Under these particular circumstances the dismissal with prejudice must be and is

Reversed.

NOTES

[1] Super.Ct.Crim.R. 48(b) provides:

If there is unnecessary delay in presenting the charge to a grand jury or in filing an information against a defendant who has been held to answer to the court, or if there is unnecessary delay in bringing a defendant to trial, the court may dismiss the indictment, information or complaint.

[2] In Barker v. Wingo, 407 U.S. 514, at 533 n. 36, 92 S. Ct. 2182, at 2193, 33 L. Ed. 2d 101 (1972), the Court called attention to United States v. Mann, 291 F. Supp. 268 (S.D.N.Y.1968), as exemplifying "how the speedy trial issue should be approached."

[3] The trial court was functioning as Criminal Calendar Control Judge in the morning and Motions Judge in the afternoon. At one point in the proceedings, the court commented:

As you know there have been over a hundred matters come to this court this morning. I have gotten them in, gotten them out, took 15 minutes with lunch to read all these pleadings and this afternoon my motions calendar is so jammed up they can't even set cases any more prior to trial. . . . [Tr. 5.]
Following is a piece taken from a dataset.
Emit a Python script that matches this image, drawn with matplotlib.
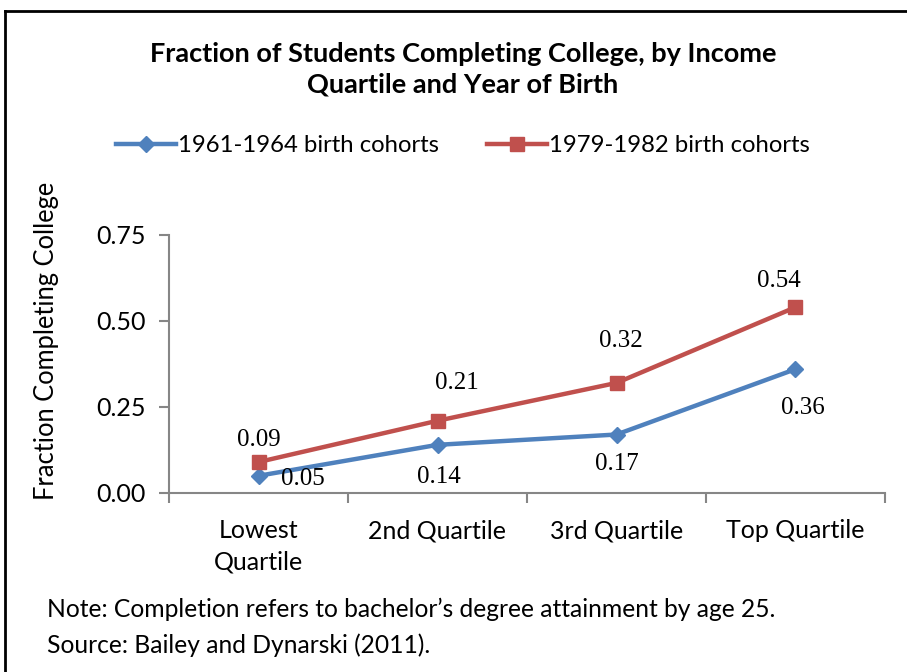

[4] The disruption of the judicial process on three occasions by the officer constitutes in our view a serious matter which we trust will receive prompt and careful consideration by the proper offices. We can well understand the frustration of the motions judge, faced as he was with a typically heavy calendar and finding himself unable to proceed with a scheduled motions hearing. See note 3, supra. Both police and prosecutor obviously should strive to avoid in the future the kind of breakdown evidenced here.